Pharmaceutical companies are businesses, like grocery stores, but because medications impact health, some feel drug development should not be for profit. It's like expecting a grocer to give away food because you're hungry and need to eat. Should nurses work as volunteers?

It can cost a billion dollars to bring a new drug to market. Governments cannot afford this enormous investment, so novel drug R&D is left largely to the private sector. It's a monumental risk to invest a billion dollars on a product that might never make it to market, so there must be the potential for a healthy return on investment. Most pharmaceutical companies have shareholders (check your mutual funds) who wish to profit from their investment. Without adequate funding, there won't be R&D and if we don't do the research here, Canadians won't get the innovative products.

In return for their investment, companies are given patent protection, a period of time when they alone can sell their product. This is their opportunity to make a profit for their investors (so they continue to have investors) and reinvest in R&D. Once the patent expires, any company can produce and sell the product.

Many believe this is when benevolent generic companies come to the rescue, saving Canadians money. In fact, generic companies exist entirely for profit. They don't conduct novel drug R&D. In order to sell a generic, companies use the drug developer's research and test their product on a small number of healthy volunteers. That's it!

Generics are often priced just below the price of the branded product, despite costing far less. Recently, many provinces legislated lower prices for generic drugs reimbursed by Pharmacare. Pharmacies make more profit and "special bonuses" from generics, which is why you're rarely, if ever, asked if you want a branded product when a generic is available.

Generic drugs are supposed to contain exactly the same amount of drug and produce the same effect as the branded product. This not always the case, especially if the branded product has a special delivery system, like extended release (e.g. drugs with XR or XL). Many generic companies have moved their production to countries where there is little or no quality control, further compromising drug quality and safety.

Many countries, including Canada, necessarily have protocols to assess the value and price of new drugs, but because healthcare is a provincial responsibility, each province decides which drugs will be funded. This leads to uneven access to medications across Canada.

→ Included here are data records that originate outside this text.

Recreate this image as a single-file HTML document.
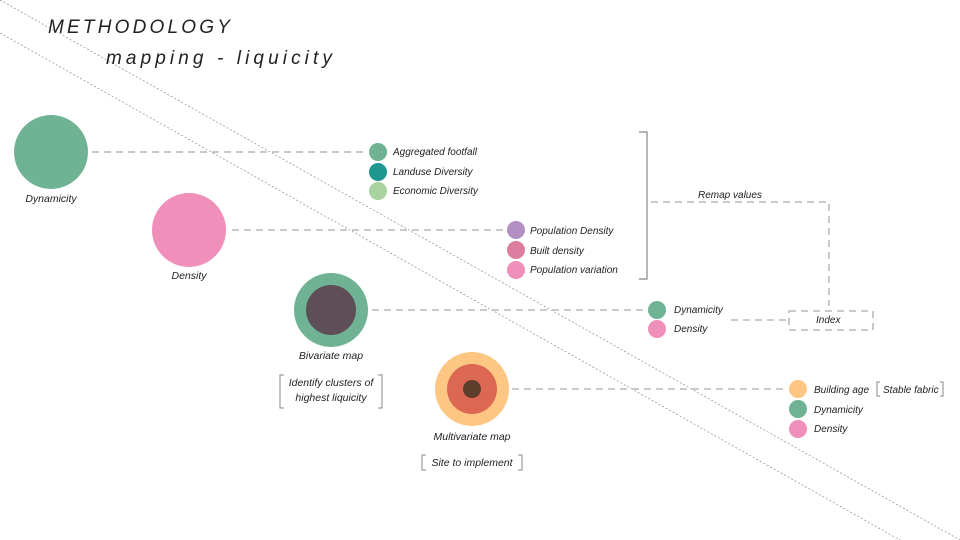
<!DOCTYPE html>
<html><head><style>
body{margin:0;background:#fff}
svg{display:block}
text{font-family:"Liberation Sans",sans-serif;font-style:italic;fill:#222}
</style></head><body>
<svg width="960" height="540" viewBox="0 0 960 540">
<g stroke="#999" stroke-width="0.8" stroke-dasharray="2,2" fill="none">
<line x1="0" y1="0" x2="960" y2="540"/>
<line x1="0" y1="33" x2="900" y2="540"/>
</g>
<text x="48" y="33" font-size="19" letter-spacing="3.2" fill="#111">METHODOLOGY</text>
<text x="106" y="64" font-size="19" letter-spacing="4.1" fill="#111">mapping - liquicity</text>
<g stroke="#aaa" stroke-width="1.3" stroke-dasharray="7,5" fill="none">
<line x1="92" y1="152" x2="366" y2="152"/>
<line x1="232" y1="230" x2="505" y2="230"/>
<line x1="372" y1="310" x2="646" y2="310"/>
<line x1="512" y1="389" x2="786" y2="389"/>
<line x1="731" y1="320" x2="786" y2="320"/>
<rect x="789" y="311" width="84" height="19"/>
<polyline points="651,202 829,202 829,306"/>
</g>
<polyline points="639,132 647,132 647,279 639,279" stroke="#888" stroke-width="1.2" fill="none"/>
<circle cx="51" cy="152" r="37" fill="#70b394"/>
<circle cx="189" cy="230" r="37" fill="#ef8fba"/>
<circle cx="331" cy="310" r="37" fill="#70b394"/><circle cx="331" cy="310" r="25" fill="#5d4e57"/>
<circle cx="472" cy="389" r="37" fill="#fdc683"/><circle cx="472" cy="389" r="25" fill="#dc6753"/><circle cx="472" cy="389" r="9" fill="#5d3e2b"/>
<g font-size="10.5">
<text x="51" y="202" text-anchor="middle">Dynamicity</text>
<text x="189" y="279" text-anchor="middle">Density</text>
<text x="331" y="359" text-anchor="middle">Bivariate map</text>
<text x="331" y="386" text-anchor="middle">Identify clusters of</text>
<text x="331" y="401" text-anchor="middle">highest liquicity</text>
<text x="472" y="440" text-anchor="middle">Multivariate map</text>
<text x="472" y="466" text-anchor="middle">Site to implement</text>
</g>
<g stroke="#888" fill="none" stroke-width="1">
<polyline points="284,375 280,375 280,408 284,408"/><polyline points="378,375 382,375 382,408 378,408"/>
<polyline points="426,455 422,455 422,470 426,470"/><polyline points="518,455 522,455 522,470 518,470"/>
<polyline points="880,382 877,382 877,396 880,396"/><polyline points="940,382 943,382 943,396 940,396"/>
</g>
<circle cx="378" cy="152" r="9" fill="#70b394"/>
<circle cx="378" cy="172" r="9" fill="#1e978f"/>
<circle cx="378" cy="191" r="9" fill="#a8d3a0"/>
<circle cx="516" cy="230" r="9" fill="#b48fc4"/>
<circle cx="516" cy="250" r="9" fill="#dc7c9f"/>
<circle cx="516" cy="270" r="9" fill="#ef8fba"/>
<circle cx="657" cy="310" r="9" fill="#70b394"/>
<circle cx="657" cy="329" r="9" fill="#ef8fba"/>
<circle cx="798" cy="389" r="9" fill="#fdc683"/>
<circle cx="798" cy="409" r="9" fill="#70b394"/>
<circle cx="798" cy="429" r="9" fill="#ef8fba"/>
<g font-size="10">
<text x="393" y="155">Aggregated footfall</text>
<text x="393" y="175">Landuse Diversity</text>
<text x="393" y="194">Economic Diversity</text>
<text x="530" y="234">Population Density</text>
<text x="530" y="254">Built density</text>
<text x="530" y="273">Population variation</text>
<text x="698" y="198">Remap values</text>
<text x="674" y="313">Dynamicity</text>
<text x="674" y="332">Density</text>
<text x="816" y="323">Index</text>
<text x="814" y="393">Building age</text>
<text x="883" y="393">Stable fabric</text>
<text x="814" y="413">Dynamicity</text>
<text x="814" y="432">Density</text>
</g>
</svg>
</body></html>
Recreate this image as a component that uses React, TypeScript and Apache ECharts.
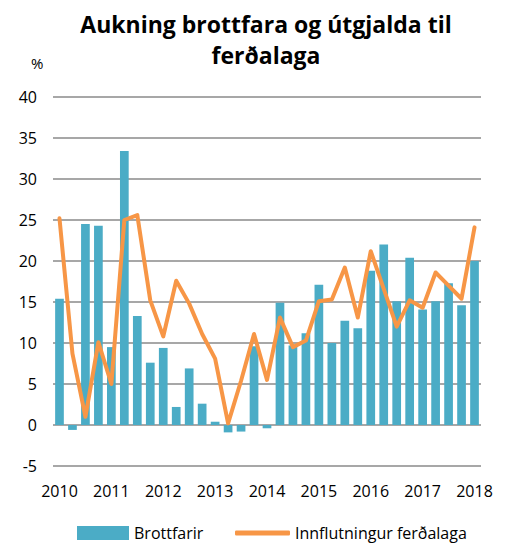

Price controls are necessary and appropriate but decisions should not be arbitrary. Decisions must be evidence-based and the process should include clinicians who actually prescribe. Without a fair pricing policy, companies will withdraw their new products, as has happened in some European countries.

Recently, reports of drug companies gouging consumers caused outrage. These companies bought old "orphan" drugs, desperately needed by a small number of patients, and increased their prices astronomically. This outrageous behaviour is not related to novel drug R&D. These companies sought to profit from the suffering of ill patients while offering no benefit to society. They should be subject to aggressive regulatory price controls.

I teach my colleagues about psychiatry and psychopharmacology. My credibility is tied to my ability to provide balanced, evidence-based information that also reflects my clinical experience (knowledge gained from working directly with my patients). I use every drug I can get my hands on because every patient is an individual with unique needs.

Whether a drug is fifty-years-old or it arrived on the market last week, I need to find what works best for every patient. I look forward to the day when we have treatments that prevent or cure mental illness but until then, my job is to treat symptoms and get patients back to life as fully, rapidly and safely as possible. To do that I need a big toolbox.